Is it okay to use humor?
Yes! Humor is a great way to ease nerves. However, it should be balanced with heart. A good rule of thumb is the 80/20 rule: 80% heartfelt and 20% lighthearted or funny.
Do I have to memorize them?
No. In fact, most officiants strongly advise against it. The high-stress, high-emotion environment of the altar can cause even the best orators to forget their lines. Having them written down in a vow book ensures you can stay present in the moment.
What if I start crying and can't finish?
This is a beautiful part of the ceremony! If you get choked up, simply take a breath, look at your partner, and take your time.
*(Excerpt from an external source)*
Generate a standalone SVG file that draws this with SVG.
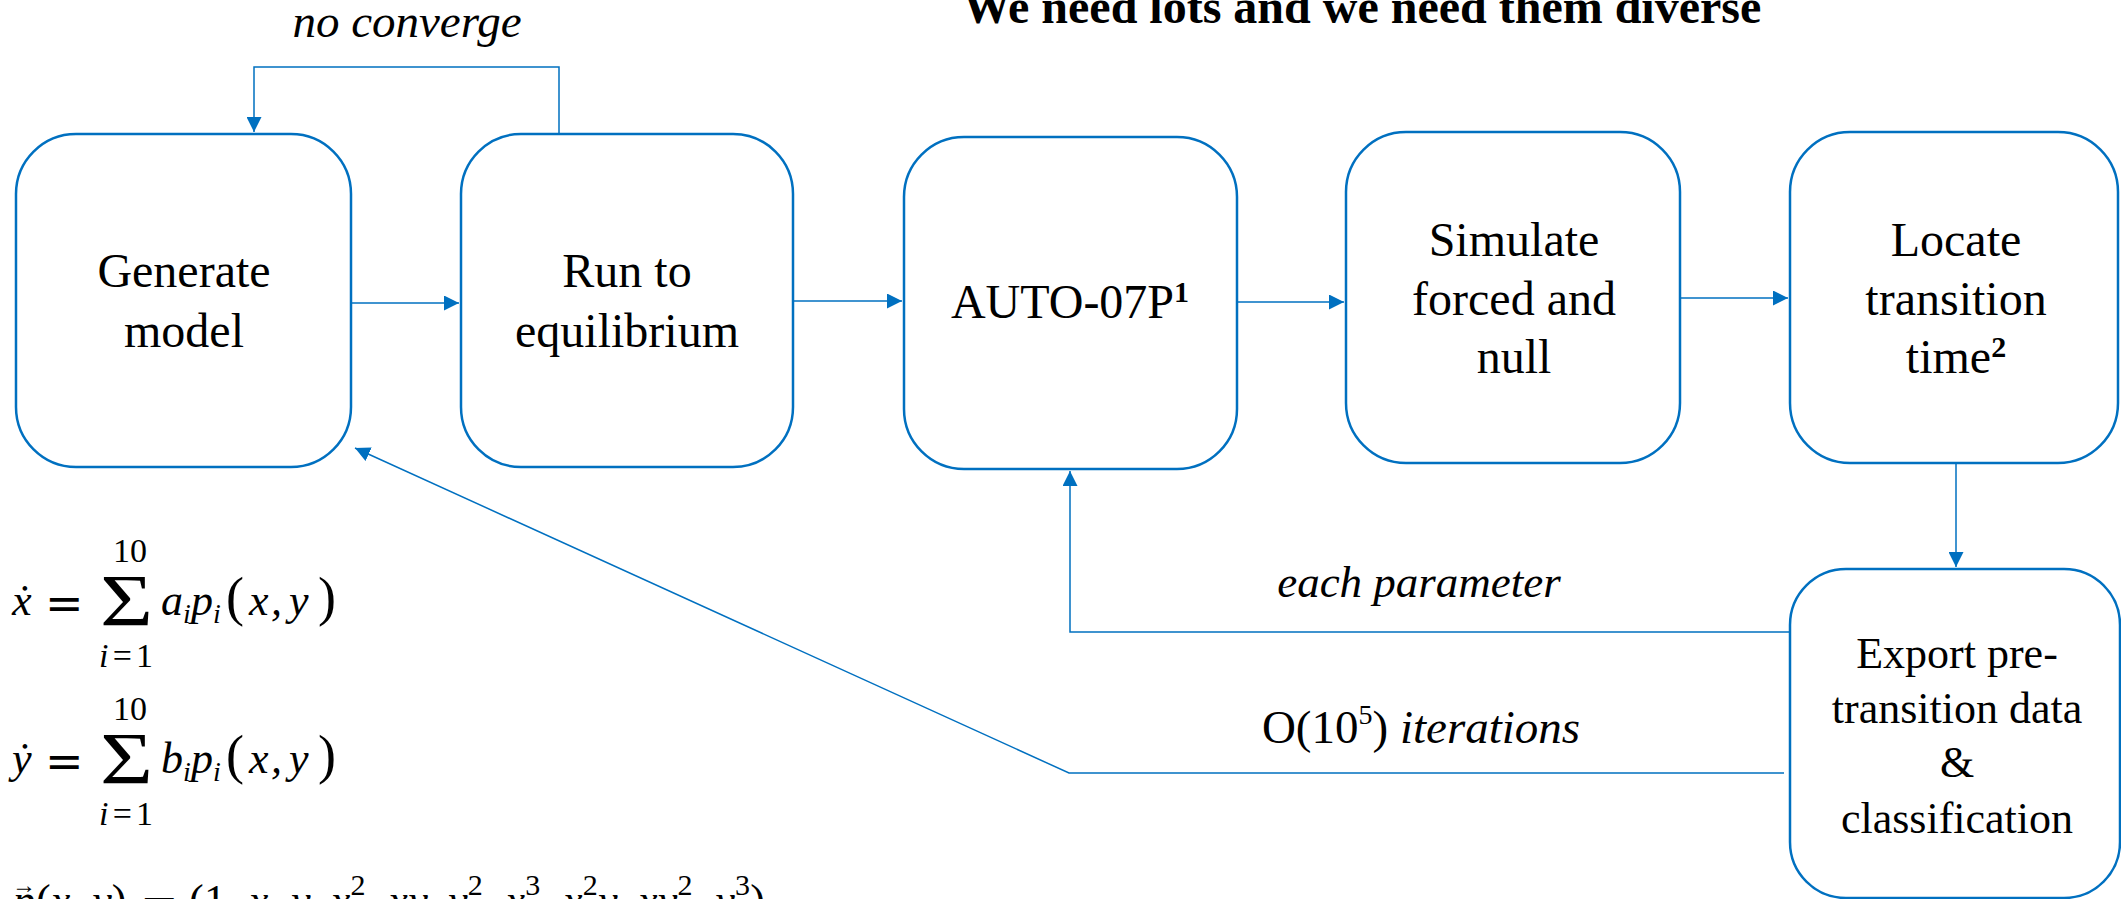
<svg xmlns="http://www.w3.org/2000/svg" width="2121" height="899" viewBox="0 0 2121 899">
<defs>
<style>
.box{fill:#fff;stroke:#0070C0;stroke-width:2.5}
.con{fill:none;stroke:#0070C0;stroke-width:1.5}
.t{font-family:"Liberation Serif","Times New Roman",serif;fill:#000}
.lbl{font-size:48px;text-anchor:middle}
.ex{font-size:44px;text-anchor:middle}
.it{font-style:italic}
.eq{font-family:"Liberation Serif","Times New Roman",serif;font-style:italic;fill:#000;font-size:44px}
.n{font-style:normal}
.sub{font-size:28px}
.par{font-style:normal;font-size:54px}
.lim{font-family:"Liberation Serif","Times New Roman",serif;fill:#000;font-size:34px}
.sig{font-family:"Liberation Serif","Times New Roman",serif;fill:#000;font-size:74px}
.eqs{font-family:"DejaVu Serif",serif;fill:#000;font-size:46px}
</style>
<marker id="ah" viewBox="0 0 10 10" refX="10" refY="5" markerWidth="15" markerHeight="15" markerUnits="userSpaceOnUse" orient="auto">
<path d="M0,0 L10,5 L0,10 z" fill="#0070C0"/>
</marker>
</defs>
<rect width="2121" height="899" fill="#fff"/>

<text class="t" x="1362" y="23" font-size="48" font-weight="bold" text-anchor="middle">We need lots and we need them diverse</text>

<g id="connectors">
<path class="con" d="M351,303 H459" marker-end="url(#ah)"/>
<path class="con" d="M793,301 H902" marker-end="url(#ah)"/>
<path class="con" d="M1237,302 H1344" marker-end="url(#ah)"/>
<path class="con" d="M1680,298 H1788" marker-end="url(#ah)"/>
<path class="con" d="M559,134 V67 H254 V132" marker-end="url(#ah)"/>
<path class="con" d="M1956,463 V567" marker-end="url(#ah)"/>
<path class="con" d="M1789,632 H1070 V471" marker-end="url(#ah)"/>
<path class="con" d="M1784,773 H1069 L355,448" marker-end="url(#ah)"/>
<text class="t it" x="407" y="37" font-size="47" text-anchor="middle">no converge</text>
<text class="t it" x="1419" y="597" font-size="45" text-anchor="middle">each parameter</text>
<text class="t" x="1421" y="743" font-size="47" text-anchor="middle">O(10<tspan font-size="28" dy="-19">5</tspan><tspan dy="19">) </tspan><tspan font-style="italic">iterations</tspan></text>
</g>

<g id="generate">
<rect class="box" x="16" y="134" width="335" height="333" rx="60" ry="60"/>
<text class="t lbl" x="184" y="287">Generate</text>
<text class="t lbl" x="184" y="347">model</text>
</g>

<g id="run">
<rect class="box" x="461" y="134" width="332" height="333" rx="60" ry="60"/>
<text class="t lbl" x="627" y="287">Run to</text>
<text class="t lbl" x="627" y="347">equilibrium</text>
</g>

<g id="auto">
<rect class="box" x="904" y="137" width="333" height="332" rx="60" ry="60"/>
<text class="t lbl" x="1070" y="318">AUTO-07P<tspan font-size="30" font-weight="bold" dy="-16">1</tspan></text>
</g>

<g id="simulate">
<rect class="box" x="1346" y="132" width="334" height="331" rx="60" ry="60"/>
<text class="t lbl" x="1514" y="256">Simulate</text>
<text class="t lbl" x="1514" y="315">forced and</text>
<text class="t lbl" x="1514" y="373">null</text>
</g>

<g id="locate">
<rect class="box" x="1790" y="132" width="328" height="331" rx="60" ry="60"/>
<text class="t lbl" x="1956" y="256">Locate</text>
<text class="t lbl" x="1956" y="315">transition</text>
<text class="t lbl" x="1956" y="373">time<tspan font-size="30" font-weight="bold" dy="-16">2</tspan></text>
</g>

<g id="export">
<rect class="box" x="1790" y="569" width="330" height="329" rx="56" ry="56"/>
<text class="t ex" x="1957" y="668">Export pre-</text>
<text class="t ex" x="1957" y="723">transition data</text>
<text class="t ex" x="1957" y="777">&amp;</text>
<text class="t ex" x="1957" y="833">classification</text>
</g>

<g id="equations">
<text class="eq" x="12" y="615">ẋ</text>
<text class="eqs" x="45" y="619">=</text>
<text class="sig" x="100" y="626" textLength="53" lengthAdjust="spacingAndGlyphs">Σ</text>
<text class="lim" x="113" y="562" textLength="34" lengthAdjust="spacingAndGlyphs">10</text>
<text class="lim" x="99" y="667" textLength="54" lengthAdjust="spacing"><tspan font-style="italic">i</tspan>=1</text>
<text class="eq" y="615"><tspan x="161">a</tspan><tspan class="sub" x="183" dy="8">i</tspan><tspan x="191" dy="-8">p</tspan><tspan class="sub" x="213" dy="8">i</tspan><tspan class="par" x="226" dy="-8">(</tspan><tspan x="249">x</tspan><tspan x="271">,</tspan><tspan x="289">y</tspan><tspan class="par" x="318">)</tspan></text>

<text class="eq" x="12" y="773">ẏ</text>
<text class="eqs" x="45" y="777">=</text>
<text class="sig" x="100" y="784" textLength="53" lengthAdjust="spacingAndGlyphs">Σ</text>
<text class="lim" x="113" y="720" textLength="34" lengthAdjust="spacingAndGlyphs">10</text>
<text class="lim" x="99" y="825" textLength="54" lengthAdjust="spacing"><tspan font-style="italic">i</tspan>=1</text>
<text class="eq" y="773"><tspan x="161">b</tspan><tspan class="sub" x="183" dy="8">i</tspan><tspan x="191" dy="-8">p</tspan><tspan class="sub" x="213" dy="8">i</tspan><tspan class="par" x="226" dy="-8">(</tspan><tspan x="249">x</tspan><tspan x="271">,</tspan><tspan x="289">y</tspan><tspan class="par" x="318">)</tspan></text>

<text class="eq" x="13" y="915">p</text>
<text class="t" x="12" y="893" font-size="24">→</text>
<text class="eq" x="36" y="915"><tspan class="n">(</tspan>x, y<tspan class="n">)</tspan></text>
<text class="eqs" x="140" y="919">=</text>
<text class="eq" x="189" y="915" textLength="576" lengthAdjust="spacing"><tspan class="n">(1, </tspan>x, y, x<tspan class="n" font-size="30" dy="-20">2</tspan><tspan dy="20">, xy, y</tspan><tspan class="n" font-size="30" dy="-20">2</tspan><tspan dy="20">, x</tspan><tspan class="n" font-size="30" dy="-20">3</tspan><tspan dy="20">, x</tspan><tspan class="n" font-size="30" dy="-20">2</tspan><tspan dy="20">y, xy</tspan><tspan class="n" font-size="30" dy="-20">2</tspan><tspan dy="20">, y</tspan><tspan class="n" font-size="30" dy="-20">3</tspan><tspan class="n" dy="20">)</tspan></text>
</g>
</svg>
Your officiant is there to help you if you need a moment to collect yourself.

Conclusion

Writing your own wedding vows is one of the most rewarding aspects of wedding planning. While the fear of making a mistake is real, most "errors" are easily avoided with a bit of preparation and intentionality. Remember that your guests are there to support you, and your partner is there because they love you—sincerity will always beat a perfectly polished performance.

By avoiding the "winging it" trap, keeping your promises specific, and ditching the smartphone for a physical vow book, you ensure that your exchange of vows is the highlight of your celebration.

Success: When you focus on the promise rather than the performance, you create a memory that lasts a lifetime.